**** Source data ****

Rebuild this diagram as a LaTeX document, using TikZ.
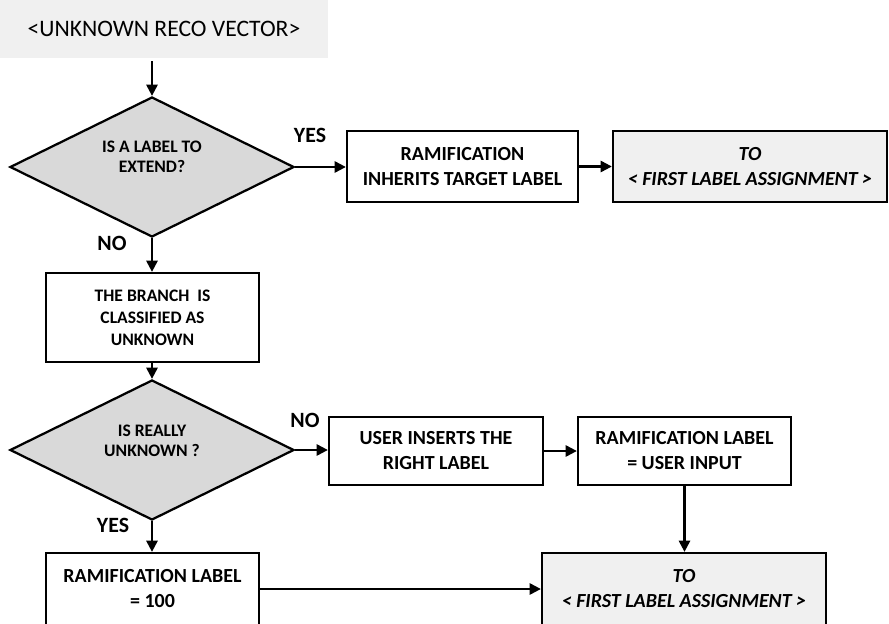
\documentclass[tikz,border=0pt]{standalone}
\usepackage{fontspec}
\setmainfont{Carlito}
\usepackage{tikz}
\usetikzlibrary{shapes.geometric, arrows.meta, positioning}
\tikzset{
>={Triangle[length=8pt,width=8pt]}, % solid arrow heads
flow/.style={->, line width=1.6pt}, % the connectors
stepbox/.style={draw, line width=1.6pt, fill=white, align=center, inner sep=0pt,
  font=\bfseries\fontsize{14.2}{17.8}\selectfont}, % plain process boxes
gotobox/.style={stepbox, fill=gray!12,
  font=\bfseries\itshape\fontsize{14.2}{17.8}\selectfont}, % jump to another chart
decision/.style={diamond, draw, line width=1.6pt, fill=gray!30, inner sep=0pt,
  minimum width=7.1cm, minimum height=3.5cm}, % the questions
asktext/.style={align=center, font=\bfseries\fontsize{12.5}{14.2}\selectfont}, % text in a question
answer/.style={font=\bfseries\fontsize{15.5}{18}\selectfont}, % YES / NO
}

\begin{document}
\begin{tikzpicture}[x=0.025cm, y=-0.025cm]
\clip (0,0) rectangle (889,624);
% start of the chart
\node[fill=gray!12, minimum width=8.2cm, minimum height=1.45cm,
  font=\fontsize{16.8}{20}\selectfont] (start) at (164,29) {<UNKNOWN RECO VECTOR>};

% first question
\node[decision] (ask1) at (152,167) {};
\node[asktext] (ask1t) at (152,157) {IS A LABEL TO\\EXTEND?};
\node[stepbox, minimum width=5.775cm, minimum height=1.775cm] (inherit) at (462.5,166.5)
  {RAMIFICATION\\INHERITS TARGET LABEL};
\node[gotobox, minimum width=6.85cm, minimum height=1.775cm] (first1) at (750,166.5)
  {TO\\< FIRST LABEL ASSIGNMENT >};
\node[stepbox, minimum width=5.325cm, minimum height=2.225cm,
  font=\bfseries\fontsize{12.5}{15.6}\selectfont] (unknown) at (152.5,317.5)
  {THE BRANCH\ \ IS\\CLASSIFIED AS\\UNKNOWN};

% second question
\node[decision] (ask2) at (152,450) {};
\node[asktext] (ask2t) at (152,441) {IS REALLY\\UNKNOWN ?};
\node[stepbox, minimum width=5.35cm, minimum height=1.7cm] (insert) at (436,451)
  {USER INSERTS THE\\RIGHT LABEL};
\node[stepbox, minimum width=5.325cm, minimum height=1.7cm] (userlab) at (684.5,451)
  {RAMIFICATION LABEL\\= USER INPUT};
\node[stepbox, minimum width=5.325cm, minimum height=1.8cm] (label100) at (152.5,589)
  {RAMIFICATION LABEL\\= 100};
\node[gotobox, minimum width=7.1cm, minimum height=1.8cm] (first2) at (684,589)
  {TO\\< FIRST LABEL ASSIGNMENT >};

% answers
\node[answer] (yes1) at (310,135) {YES};
\node[answer] (no1) at (112,243) {NO};
\node[answer] (no2) at (305,420) {NO};
\node[answer] (yes2) at (113,525) {YES};

\draw[flow] ([yshift=-2pt]start.south -| ask1.north) -- (ask1.north);
\draw[flow] (ask1.east) -- (inherit.west |- ask1.east);
\draw[flow] (inherit) -- (first1);
\draw[flow] (ask1.south) -- (unknown.north -| ask1.south);
\draw[flow] (unknown.south -| ask2.north) -- (ask2.north);
\draw[flow] (ask2.east) -- (insert.west |- ask2.east);
\draw[flow] (insert) -- (userlab);
\draw[flow] (userlab.south) -- (first2.north -| userlab.south);
\draw[flow] (ask2.south) -- (label100.north -| ask2.south);
\draw[flow] (label100) -- (first2);
\end{tikzpicture}
\end{document}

****

Without the pictures, repeat the listing above exactly.

Full answer ->
Rebuild this diagram as a LaTeX document, using TikZ.
\documentclass[tikz,border=0pt]{standalone}
\usepackage{fontspec}
\setmainfont{Carlito}
\usepackage{tikz}
\usetikzlibrary{shapes.geometric, arrows.meta, positioning}
\tikzset{
>={Triangle[length=8pt,width=8pt]}, % solid arrow heads
flow/.style={->, line width=1.6pt}, % the connectors
stepbox/.style={draw, line width=1.6pt, fill=white, align=center, inner sep=0pt,
  font=\bfseries\fontsize{14.2}{17.8}\selectfont}, % plain process boxes
gotobox/.style={stepbox, fill=gray!12,
  font=\bfseries\itshape\fontsize{14.2}{17.8}\selectfont}, % jump to another chart
decision/.style={diamond, draw, line width=1.6pt, fill=gray!30, inner sep=0pt,
  minimum width=7.1cm, minimum height=3.5cm}, % the questions
asktext/.style={align=center, font=\bfseries\fontsize{12.5}{14.2}\selectfont}, % text in a question
answer/.style={font=\bfseries\fontsize{15.5}{18}\selectfont}, % YES / NO
}

\begin{document}
\begin{tikzpicture}[x=0.025cm, y=-0.025cm]
\clip (0,0) rectangle (889,624);
% start of the chart
\node[fill=gray!12, minimum width=8.2cm, minimum height=1.45cm,
  font=\fontsize{16.8}{20}\selectfont] (start) at (164,29) {<UNKNOWN RECO VECTOR>};

% first question
\node[decision] (ask1) at (152,167) {};
\node[asktext] (ask1t) at (152,157) {IS A LABEL TO\\EXTEND?};
\node[stepbox, minimum width=5.775cm, minimum height=1.775cm] (inherit) at (462.5,166.5)
  {RAMIFICATION\\INHERITS TARGET LABEL};
\node[gotobox, minimum width=6.85cm, minimum height=1.775cm] (first1) at (750,166.5)
  {TO\\< FIRST LABEL ASSIGNMENT >};
\node[stepbox, minimum width=5.325cm, minimum height=2.225cm,
  font=\bfseries\fontsize{12.5}{15.6}\selectfont] (unknown) at (152.5,317.5)
  {THE BRANCH\ \ IS\\CLASSIFIED AS\\UNKNOWN};

% second question
\node[decision] (ask2) at (152,450) {};
\node[asktext] (ask2t) at (152,441) {IS REALLY\\UNKNOWN ?};
\node[stepbox, minimum width=5.35cm, minimum height=1.7cm] (insert) at (436,451)
  {USER INSERTS THE\\RIGHT LABEL};
\node[stepbox, minimum width=5.325cm, minimum height=1.7cm] (userlab) at (684.5,451)
  {RAMIFICATION LABEL\\= USER INPUT};
\node[stepbox, minimum width=5.325cm, minimum height=1.8cm] (label100) at (152.5,589)
  {RAMIFICATION LABEL\\= 100};
\node[gotobox, minimum width=7.1cm, minimum height=1.8cm] (first2) at (684,589)
  {TO\\< FIRST LABEL ASSIGNMENT >};

% answers
\node[answer] (yes1) at (310,135) {YES};
\node[answer] (no1) at (112,243) {NO};
\node[answer] (no2) at (305,420) {NO};
\node[answer] (yes2) at (113,525) {YES};

\draw[flow] ([yshift=-2pt]start.south -| ask1.north) -- (ask1.north);
\draw[flow] (ask1.east) -- (inherit.west |- ask1.east);
\draw[flow] (inherit) -- (first1);
\draw[flow] (ask1.south) -- (unknown.north -| ask1.south);
\draw[flow] (unknown.south -| ask2.north) -- (ask2.north);
\draw[flow] (ask2.east) -- (insert.west |- ask2.east);
\draw[flow] (insert) -- (userlab);
\draw[flow] (userlab.south) -- (first2.north -| userlab.south);
\draw[flow] (ask2.south) -- (label100.north -| ask2.south);
\draw[flow] (label100) -- (first2);
\end{tikzpicture}
\end{document}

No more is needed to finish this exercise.